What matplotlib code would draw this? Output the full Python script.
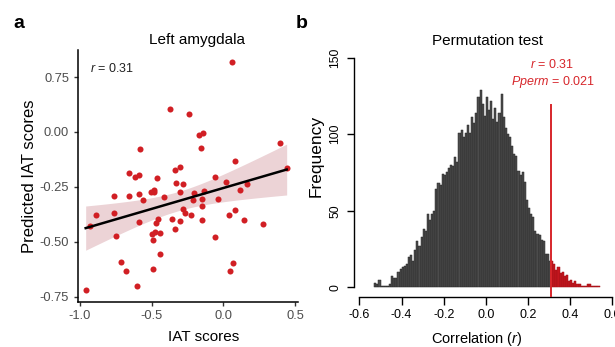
import numpy as np
import matplotlib
matplotlib.use("Agg")
import matplotlib.pyplot as plt

plt.rcParams["font.family"] = ["Liberation Sans", "DejaVu Sans"]
plt.rcParams["axes.unicode_minus"] = False
plt.rcParams["mathtext.fontset"] = "custom"
plt.rcParams["mathtext.it"] = "Liberation Sans:italic"
plt.rcParams["mathtext.rm"] = "Liberation Sans"

# ---------------------------------------------------------------------------
# Data (panel a): observed vs predicted IAT scores
# ---------------------------------------------------------------------------
iat_scores = [-0.96, -0.93, -0.887, -0.764, -0.764, -0.75, -0.715, -0.676, -0.655, -0.655,
              -0.616, -0.588, -0.58, -0.59, -0.59, -0.604, -0.558, -0.507, -0.486, -0.48,
              -0.465, -0.5, -0.493, -0.474, -0.458, -0.47, -0.444, -0.44, -0.493, -0.414,
              -0.37, -0.34, -0.331, -0.30, -0.356, -0.338, -0.303, -0.305, -0.28, -0.266,
              -0.278, -0.238, -0.222, -0.201, -0.208, -0.17, -0.14, -0.157, -0.134, -0.151,
              -0.151, -0.151, -0.06, -0.04, -0.06, 0.016, 0.042, 0.083, 0.081, 0.118,
              0.164, 0.146, 0.275, 0.393, 0.442, 0.06, 0.049, 0.069]
predicted = [-0.718, -0.43, -0.38, -0.29, -0.37, -0.476, -0.59, -0.632, -0.185, -0.29,
             -0.203, -0.196, -0.076, -0.283, -0.412, -0.70, -0.308, -0.273, -0.264, -0.273,
             -0.208, -0.465, -0.49, -0.455, -0.395, -0.415, -0.458, -0.555, -0.624, -0.298,
             0.105, -0.173, -0.233, -0.158, -0.395, -0.442, -0.274, -0.405, -0.351, -0.37,
             -0.236, 0.08, -0.38, -0.279, -0.312, -0.014, -0.006, -0.073, -0.267, -0.306,
             -0.336, -0.399, -0.203, -0.305, -0.479, -0.229, -0.38, -0.133, -0.355, -0.264,
             -0.238, -0.401, -0.421, -0.052, -0.165, 0.317, -0.635, -0.597]

# the original figure labels its top y tick "0.75" (sic)
a_yticks = [0.25, 0.0, -0.25, -0.5, -0.75]
a_yticklabels = ["0.75", "0.00", "-0.25", "-0.50", "-0.75"]
a_xticks = [-1.0, -0.5, 0.0, 0.5]
a_xticklabels = ["-1.0", "-0.5", "0.0", "0.5"]

# ---------------------------------------------------------------------------
# Data (panel b): permutation null distribution, bins of 0.01 from -0.53
# ---------------------------------------------------------------------------
bin_start = -0.53
bin_width = 0.01
perm_counts = [3, 2, 5, 1, 1, 1, 1, 2, 7, 6,
               6, 10, 12, 13, 14, 15, 20, 21, 17, 24,
               30, 27, 33, 38, 37, 48, 44, 48, 50, 64,
               68, 67, 74, 73, 75, 78, 80, 79, 85, 82,
               101, 103, 98, 101, 106, 101, 111, 107, 114, 124,
               129, 120, 112, 124, 116, 122, 110, 117, 108, 114,
               126, 111, 104, 100, 98, 92, 87, 86, 76, 73,
               75, 69, 57, 52, 48, 46, 37, 35, 34, 31,
               30, 22, 22, 17, 17, 15, 11, 13, 9, 10,
               7, 8, 4, 5, 3, 4, 2, 2, 1, 1,
               1, 2, 2, 1, 1, 1, 1]
r_obs = 0.31
p_perm = 0.021
line_top = 119
b_xticks = [-0.6, -0.4, -0.2, 0.0, 0.2, 0.4, 0.6]
b_xticklabels = ["-0.6", "-0.4", "-0.2", "0.0", "0.2", "0.4", "0.6"]
b_yticks = [0, 50, 100, 150]

W, H = 615, 347
fig = plt.figure(figsize=(W / 100, H / 100), dpi=100)


def px(x, y):
    # pixel position (from top-left) -> figure fraction
    return x / W, 1 - y / H


# ---------------------------------------------------------------------------
# Panel a: scatter + linear fit with 95% CI
# ---------------------------------------------------------------------------
ax = fig.add_axes([77.5 / W, 1 - 301.7 / H, 220.2 / W, 251.7 / H])
x = np.array(iat_scores)
y = np.array(predicted)

slope, intercept = np.polyfit(x, y, 1)
xs = np.linspace(x.min(), x.max(), 100)
fit = intercept + slope * xs
n = len(x)
resid = y - (intercept + slope * x)
s = np.sqrt(np.sum(resid ** 2) / (n - 2))
se = s * np.sqrt(1 / n + (xs - x.mean()) ** 2 / np.sum((x - x.mean()) ** 2))
tq = 1.997  # t(0.975, df=66)

ax.fill_between(xs, fit - tq * se, fit + tq * se, color="#ecd3d6", lw=0, zorder=1)
ax.scatter(x, y, s=19, color="#d11f24", lw=0, zorder=2)
ax.plot(xs, fit, color="black", lw=1.8, zorder=3)

ax.set_xlim(-1.017, 0.519)
ax.set_ylim(-0.773, 0.373)
ax.set_xticks(a_xticks)
ax.set_xticklabels(a_xticklabels)
ax.set_yticks(a_yticks)
ax.set_yticklabels(a_yticklabels)
for side in ["top", "right"]:
    ax.spines[side].set_visible(False)
for side in ["left", "bottom"]:
    ax.spines[side].set_linewidth(1.1)
ax.tick_params(length=3, width=1, color="#333333", labelsize=9.3, labelcolor="#4d4d4d", pad=3)

fig.text(*px(90, 69), "$r$ = 0.31", fontsize=9, color="#222222", ha="left", va="center")
fig.text(*px(197, 40), "Left amygdala", fontsize=11, ha="center", va="center")
fig.text(*px(30, 176), "Predicted IAT scores", fontsize=12, rotation=90, ha="center", va="center")
fig.text(*px(204, 337), "IAT scores", fontsize=11, ha="center", va="center")
fig.text(*px(19, 24), "a", fontsize=14, fontweight="bold", ha="center", va="center")

# ---------------------------------------------------------------------------
# Panel b: permutation histogram
# ---------------------------------------------------------------------------
bx = fig.add_axes([353.6 / W, 1 - 296.7 / H, 262.4 / W, 246.7 / H])
counts = np.array(perm_counts)
lefts = bin_start + bin_width * np.arange(len(counts))
is_tail = lefts >= r_obs - 1e-9
bx.bar(lefts[~is_tail], counts[~is_tail], width=bin_width, align="edge",
       color="#4c4c4c", edgecolor="#262626", lw=0.35, zorder=2)
bx.bar(lefts[is_tail], counts[is_tail], width=bin_width, align="edge",
       color="#c4161e", edgecolor="#a01016", lw=0.35, zorder=2)

bx.set_xlim(-0.628, 0.618)
bx.set_ylim(-6.2, 155)
bx.axvline(r_obs, ymin=0, ymax=(line_top + 6.2) / (155 + 6.2), color="#d7262b", lw=1.4, zorder=3)

bx.set_xticks(b_xticks)
bx.set_xticklabels(b_xticklabels)
bx.set_yticks(b_yticks)
bx.set_yticklabels([str(v) for v in b_yticks], rotation=90, va="center")
for side in ["top", "right"]:
    bx.spines[side].set_visible(False)
bx.spines["left"].set_bounds(0, 150)
bx.spines["bottom"].set_bounds(-0.6, 0.6)
bx.spines["left"].set_linewidth(1.0)
bx.spines["bottom"].set_linewidth(1.0)
bx.tick_params(axis="x", length=6, width=1, labelsize=9, pad=3)
bx.tick_params(axis="y", length=5, width=1, labelsize=8.8, pad=4)

fig.text(*px(487, 41), "Permutation test", fontsize=11, ha="center", va="center")
fig.text(*px(552, 65), "$r$ = 0.31", fontsize=9, color="#d7262b", ha="center", va="center")
fig.text(*px(553, 82), "$Pperm$ = 0.021", fontsize=9, color="#d7262b", ha="center", va="center")
fig.text(*px(316, 156), "Frequency", fontsize=12.5, rotation=90, ha="center", va="center")
fig.text(*px(477, 339), "Correlation ($r$)", fontsize=10.5, ha="center", va="center")
fig.text(*px(302, 23), "b", fontsize=14, fontweight="bold", ha="center", va="center")

fig.savefig("out.png", dpi=100)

* _SHORT EXERCISE_:
Copy out each line in the listing that has the word "matplotlib".

* _RESULT FOR THIS TASK_:
What matplotlib code would draw this? Output the full Python script.
import matplotlib
matplotlib.use("Agg")
import matplotlib.pyplot as plt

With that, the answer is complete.